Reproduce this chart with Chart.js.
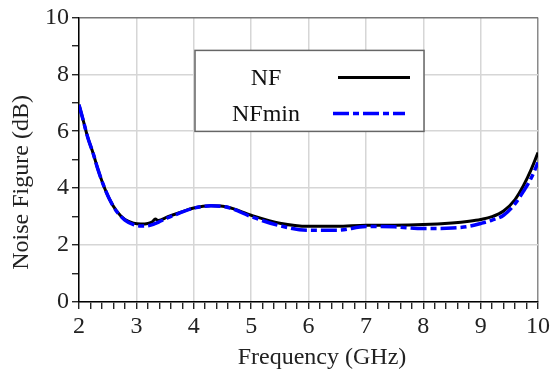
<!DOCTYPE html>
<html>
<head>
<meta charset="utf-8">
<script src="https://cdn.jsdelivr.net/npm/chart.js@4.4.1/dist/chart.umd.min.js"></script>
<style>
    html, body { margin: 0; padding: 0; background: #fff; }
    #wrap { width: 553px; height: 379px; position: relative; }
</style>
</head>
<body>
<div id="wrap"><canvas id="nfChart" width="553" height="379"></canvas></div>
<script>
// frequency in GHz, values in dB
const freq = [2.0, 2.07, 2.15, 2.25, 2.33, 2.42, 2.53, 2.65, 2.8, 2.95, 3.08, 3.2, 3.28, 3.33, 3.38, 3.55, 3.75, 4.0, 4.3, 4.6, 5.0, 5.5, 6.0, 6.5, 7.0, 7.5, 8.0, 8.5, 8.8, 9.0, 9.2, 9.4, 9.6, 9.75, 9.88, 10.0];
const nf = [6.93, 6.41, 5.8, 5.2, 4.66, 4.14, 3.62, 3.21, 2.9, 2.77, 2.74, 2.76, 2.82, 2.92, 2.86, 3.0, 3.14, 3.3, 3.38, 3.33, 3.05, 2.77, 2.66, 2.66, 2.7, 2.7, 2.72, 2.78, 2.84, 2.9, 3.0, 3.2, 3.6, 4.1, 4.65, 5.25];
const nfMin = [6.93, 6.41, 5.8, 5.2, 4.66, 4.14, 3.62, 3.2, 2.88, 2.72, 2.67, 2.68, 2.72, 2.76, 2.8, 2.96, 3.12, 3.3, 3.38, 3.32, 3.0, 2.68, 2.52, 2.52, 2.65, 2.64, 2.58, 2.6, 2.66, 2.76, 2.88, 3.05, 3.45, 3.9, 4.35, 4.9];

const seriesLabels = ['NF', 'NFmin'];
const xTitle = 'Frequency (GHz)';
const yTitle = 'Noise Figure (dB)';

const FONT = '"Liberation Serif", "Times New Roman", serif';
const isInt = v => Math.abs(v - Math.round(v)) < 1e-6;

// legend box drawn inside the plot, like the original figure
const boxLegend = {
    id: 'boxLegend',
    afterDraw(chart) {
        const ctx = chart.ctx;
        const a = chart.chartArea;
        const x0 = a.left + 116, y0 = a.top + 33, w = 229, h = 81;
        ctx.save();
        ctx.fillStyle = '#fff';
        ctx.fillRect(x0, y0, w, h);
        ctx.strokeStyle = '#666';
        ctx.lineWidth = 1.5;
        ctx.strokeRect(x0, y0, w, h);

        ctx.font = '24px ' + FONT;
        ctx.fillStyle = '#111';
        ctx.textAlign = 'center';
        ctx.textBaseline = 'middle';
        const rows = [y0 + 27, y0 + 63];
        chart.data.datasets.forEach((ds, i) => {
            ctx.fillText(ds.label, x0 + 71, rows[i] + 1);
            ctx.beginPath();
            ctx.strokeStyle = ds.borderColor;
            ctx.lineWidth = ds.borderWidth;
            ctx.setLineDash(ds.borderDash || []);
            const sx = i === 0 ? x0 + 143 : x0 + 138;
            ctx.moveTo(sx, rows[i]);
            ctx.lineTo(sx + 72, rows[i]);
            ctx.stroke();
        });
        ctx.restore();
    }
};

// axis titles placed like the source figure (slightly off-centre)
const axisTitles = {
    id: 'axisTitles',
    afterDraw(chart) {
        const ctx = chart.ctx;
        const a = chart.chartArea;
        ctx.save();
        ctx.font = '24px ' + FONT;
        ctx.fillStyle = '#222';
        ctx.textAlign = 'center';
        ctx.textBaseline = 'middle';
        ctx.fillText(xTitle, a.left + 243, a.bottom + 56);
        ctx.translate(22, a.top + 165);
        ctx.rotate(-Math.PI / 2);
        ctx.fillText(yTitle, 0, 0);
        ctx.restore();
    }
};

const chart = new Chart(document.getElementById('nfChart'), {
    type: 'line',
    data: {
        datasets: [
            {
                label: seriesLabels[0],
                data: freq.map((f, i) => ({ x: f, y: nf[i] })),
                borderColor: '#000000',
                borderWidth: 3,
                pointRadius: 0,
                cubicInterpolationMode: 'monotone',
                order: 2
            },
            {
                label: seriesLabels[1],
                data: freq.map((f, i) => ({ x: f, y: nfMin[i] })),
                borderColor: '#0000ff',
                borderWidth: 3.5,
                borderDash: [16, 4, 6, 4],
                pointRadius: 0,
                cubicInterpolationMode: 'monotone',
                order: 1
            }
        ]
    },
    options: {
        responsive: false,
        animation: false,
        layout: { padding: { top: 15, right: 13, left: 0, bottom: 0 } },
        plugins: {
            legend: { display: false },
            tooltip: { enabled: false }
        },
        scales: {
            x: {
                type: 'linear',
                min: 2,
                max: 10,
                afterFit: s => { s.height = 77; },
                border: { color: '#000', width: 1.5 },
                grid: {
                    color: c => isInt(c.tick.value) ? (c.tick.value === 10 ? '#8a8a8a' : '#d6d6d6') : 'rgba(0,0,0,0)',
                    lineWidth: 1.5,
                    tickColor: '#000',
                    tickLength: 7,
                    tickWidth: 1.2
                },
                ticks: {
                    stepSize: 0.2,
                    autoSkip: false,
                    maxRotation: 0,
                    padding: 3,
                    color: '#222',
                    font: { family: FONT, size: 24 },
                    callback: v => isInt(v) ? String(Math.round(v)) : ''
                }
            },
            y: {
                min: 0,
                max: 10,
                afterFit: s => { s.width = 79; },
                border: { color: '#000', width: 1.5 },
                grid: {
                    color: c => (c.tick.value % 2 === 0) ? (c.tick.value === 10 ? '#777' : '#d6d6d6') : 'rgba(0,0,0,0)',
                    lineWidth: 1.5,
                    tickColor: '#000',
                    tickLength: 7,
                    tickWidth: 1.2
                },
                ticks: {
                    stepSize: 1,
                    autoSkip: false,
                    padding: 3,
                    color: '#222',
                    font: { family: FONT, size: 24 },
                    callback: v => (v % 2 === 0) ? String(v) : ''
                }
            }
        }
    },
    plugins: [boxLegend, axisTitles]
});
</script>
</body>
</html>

□ □ □ □ □ □ □

[EXERCISE DIRECTIONS]
Quote the material exactly. Pictures stay out.

[OUTPUT OF THE TASK]
Reproduce this chart with Chart.js.
<!DOCTYPE html>
<html>
<head>
<meta charset="utf-8">
<script src="https://cdn.jsdelivr.net/npm/chart.js@4.4.1/dist/chart.umd.min.js"></script>
<style>
    html, body { margin: 0; padding: 0; background: #fff; }
    #wrap { width: 553px; height: 379px; position: relative; }
</style>
</head>
<body>
<div id="wrap"><canvas id="nfChart" width="553" height="379"></canvas></div>
<script>
// frequency in GHz, values in dB
const freq = [2.0, 2.07, 2.15, 2.25, 2.33, 2.42, 2.53, 2.65, 2.8, 2.95, 3.08, 3.2, 3.28, 3.33, 3.38, 3.55, 3.75, 4.0, 4.3, 4.6, 5.0, 5.5, 6.0, 6.5, 7.0, 7.5, 8.0, 8.5, 8.8, 9.0, 9.2, 9.4, 9.6, 9.75, 9.88, 10.0];
const nf = [6.93, 6.41, 5.8, 5.2, 4.66, 4.14, 3.62, 3.21, 2.9, 2.77, 2.74, 2.76, 2.82, 2.92, 2.86, 3.0, 3.14, 3.3, 3.38, 3.33, 3.05, 2.77, 2.66, 2.66, 2.7, 2.7, 2.72, 2.78, 2.84, 2.9, 3.0, 3.2, 3.6, 4.1, 4.65, 5.25];
const nfMin = [6.93, 6.41, 5.8, 5.2, 4.66, 4.14, 3.62, 3.2, 2.88, 2.72, 2.67, 2.68, 2.72, 2.76, 2.8, 2.96, 3.12, 3.3, 3.38, 3.32, 3.0, 2.68, 2.52, 2.52, 2.65, 2.64, 2.58, 2.6, 2.66, 2.76, 2.88, 3.05, 3.45, 3.9, 4.35, 4.9];

const seriesLabels = ['NF', 'NFmin'];
const xTitle = 'Frequency (GHz)';
const yTitle = 'Noise Figure (dB)';

const FONT = '"Liberation Serif", "Times New Roman", serif';
const isInt = v => Math.abs(v - Math.round(v)) < 1e-6;

// legend box drawn inside the plot, like the original figure
const boxLegend = {
    id: 'boxLegend',
    afterDraw(chart) {
        const ctx = chart.ctx;
        const a = chart.chartArea;
        const x0 = a.left + 116, y0 = a.top + 33, w = 229, h = 81;
        ctx.save();
        ctx.fillStyle = '#fff';
        ctx.fillRect(x0, y0, w, h);
        ctx.strokeStyle = '#666';
        ctx.lineWidth = 1.5;
        ctx.strokeRect(x0, y0, w, h);

        ctx.font = '24px ' + FONT;
        ctx.fillStyle = '#111';
        ctx.textAlign = 'center';
        ctx.textBaseline = 'middle';
        const rows = [y0 + 27, y0 + 63];
        chart.data.datasets.forEach((ds, i) => {
            ctx.fillText(ds.label, x0 + 71, rows[i] + 1);
            ctx.beginPath();
            ctx.strokeStyle = ds.borderColor;
            ctx.lineWidth = ds.borderWidth;
            ctx.setLineDash(ds.borderDash || []);
            const sx = i === 0 ? x0 + 143 : x0 + 138;
            ctx.moveTo(sx, rows[i]);
            ctx.lineTo(sx + 72, rows[i]);
            ctx.stroke();
        });
        ctx.restore();
    }
};

// axis titles placed like the source figure (slightly off-centre)
const axisTitles = {
    id: 'axisTitles',
    afterDraw(chart) {
        const ctx = chart.ctx;
        const a = chart.chartArea;
        ctx.save();
        ctx.font = '24px ' + FONT;
        ctx.fillStyle = '#222';
        ctx.textAlign = 'center';
        ctx.textBaseline = 'middle';
        ctx.fillText(xTitle, a.left + 243, a.bottom + 56);
        ctx.translate(22, a.top + 165);
        ctx.rotate(-Math.PI / 2);
        ctx.fillText(yTitle, 0, 0);
        ctx.restore();
    }
};

const chart = new Chart(document.getElementById('nfChart'), {
    type: 'line',
    data: {
        datasets: [
            {
                label: seriesLabels[0],
                data: freq.map((f, i) => ({ x: f, y: nf[i] })),
                borderColor: '#000000',
                borderWidth: 3,
                pointRadius: 0,
                cubicInterpolationMode: 'monotone',
                order: 2
            },
            {
                label: seriesLabels[1],
                data: freq.map((f, i) => ({ x: f, y: nfMin[i] })),
                borderColor: '#0000ff',
                borderWidth: 3.5,
                borderDash: [16, 4, 6, 4],
                pointRadius: 0,
                cubicInterpolationMode: 'monotone',
                order: 1
            }
        ]
    },
    options: {
        responsive: false,
        animation: false,
        layout: { padding: { top: 15, right: 13, left: 0, bottom: 0 } },
        plugins: {
            legend: { display: false },
            tooltip: { enabled: false }
        },
        scales: {
            x: {
                type: 'linear',
                min: 2,
                max: 10,
                afterFit: s => { s.height = 77; },
                border: { color: '#000', width: 1.5 },
                grid: {
                    color: c => isInt(c.tick.value) ? (c.tick.value === 10 ? '#8a8a8a' : '#d6d6d6') : 'rgba(0,0,0,0)',
                    lineWidth: 1.5,
                    tickColor: '#000',
                    tickLength: 7,
                    tickWidth: 1.2
                },
                ticks: {
                    stepSize: 0.2,
                    autoSkip: false,
                    maxRotation: 0,
                    padding: 3,
                    color: '#222',
                    font: { family: FONT, size: 24 },
                    callback: v => isInt(v) ? String(Math.round(v)) : ''
                }
            },
            y: {
                min: 0,
                max: 10,
                afterFit: s => { s.width = 79; },
                border: { color: '#000', width: 1.5 },
                grid: {
                    color: c => (c.tick.value % 2 === 0) ? (c.tick.value === 10 ? '#777' : '#d6d6d6') : 'rgba(0,0,0,0)',
                    lineWidth: 1.5,
                    tickColor: '#000',
                    tickLength: 7,
                    tickWidth: 1.2
                },
                ticks: {
                    stepSize: 1,
                    autoSkip: false,
                    padding: 3,
                    color: '#222',
                    font: { family: FONT, size: 24 },
                    callback: v => (v % 2 === 0) ? String(v) : ''
                }
            }
        }
    },
    plugins: [boxLegend, axisTitles]
});
</script>
</body>
</html>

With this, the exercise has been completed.